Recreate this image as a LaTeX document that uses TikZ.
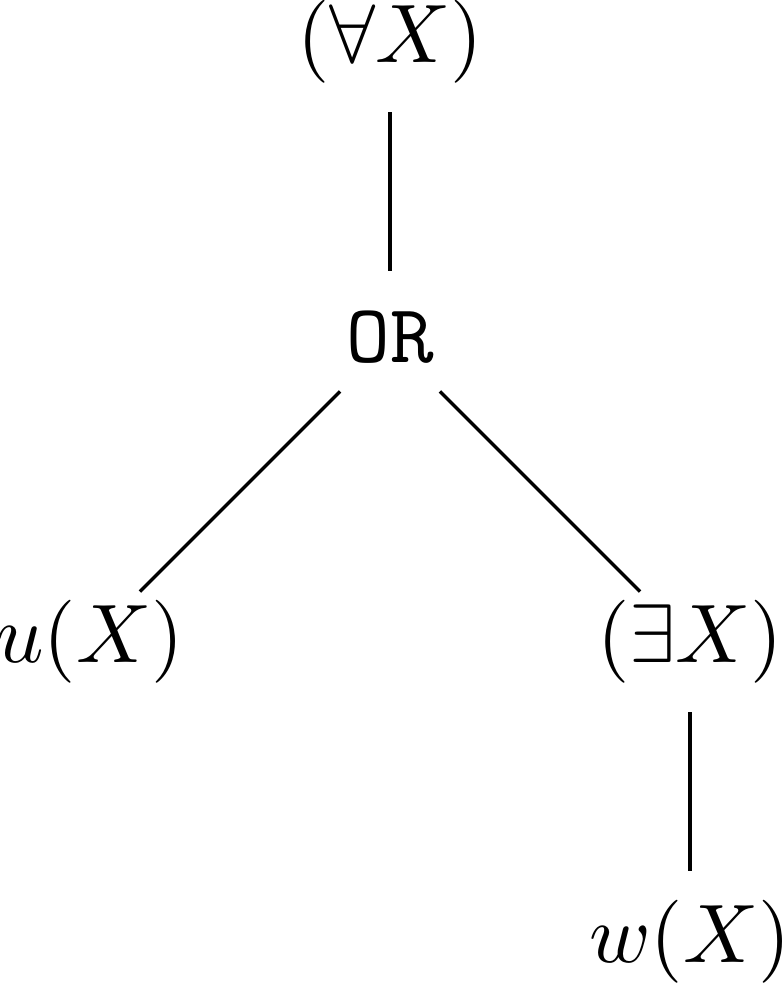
\documentclass[tikz,border=0pt]{standalone}
\begin{document}
\begin{tikzpicture}[x=1.27cm,y=1.27cm,
  term/.style={inner sep=0pt,text height=7.5pt,text depth=2.5pt},
  branch/.style={shorten <=8.5pt,shorten >=8.5pt}]
\useasboundingbox (-1.3,0.1383) rectangle (1.31,-3.1383);
%Root and connective
\node[term] (forall) at (0,0) {$(\forall X)$};
\node[term] (or) at (0,-1) {\texttt{OR}};
%Second level
\node[term] (u) at (-1,-2) {$u(X)$};
\node[term] (exists) at (1,-2) {$(\exists X)$};
%Leaf under exists
\node[term] (w) at (1,-3) {$w(X)$};

%Links
\draw[branch] (forall.center)--(or.center);
\draw[branch] (or.center)--(u.center);
\draw[branch] (or.center)--(exists.center);
\draw[branch] (exists.center)--(w.center);
\end{tikzpicture}
\end{document}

Brief —
Leave out the pictures and reproduce the rest of the listing exactly.

Solution for this problem —
Recreate this image as a LaTeX document that uses TikZ.
\documentclass[tikz,border=0pt]{standalone}
\begin{document}
\begin{tikzpicture}[x=1.27cm,y=1.27cm,
  term/.style={inner sep=0pt,text height=7.5pt,text depth=2.5pt},
  branch/.style={shorten <=8.5pt,shorten >=8.5pt}]
\useasboundingbox (-1.3,0.1383) rectangle (1.31,-3.1383);
%Root and connective
\node[term] (forall) at (0,0) {$(\forall X)$};
\node[term] (or) at (0,-1) {\texttt{OR}};
%Second level
\node[term] (u) at (-1,-2) {$u(X)$};
\node[term] (exists) at (1,-2) {$(\exists X)$};
%Leaf under exists
\node[term] (w) at (1,-3) {$w(X)$};

%Links
\draw[branch] (forall.center)--(or.center);
\draw[branch] (or.center)--(u.center);
\draw[branch] (or.center)--(exists.center);
\draw[branch] (exists.center)--(w.center);
\end{tikzpicture}
\end{document}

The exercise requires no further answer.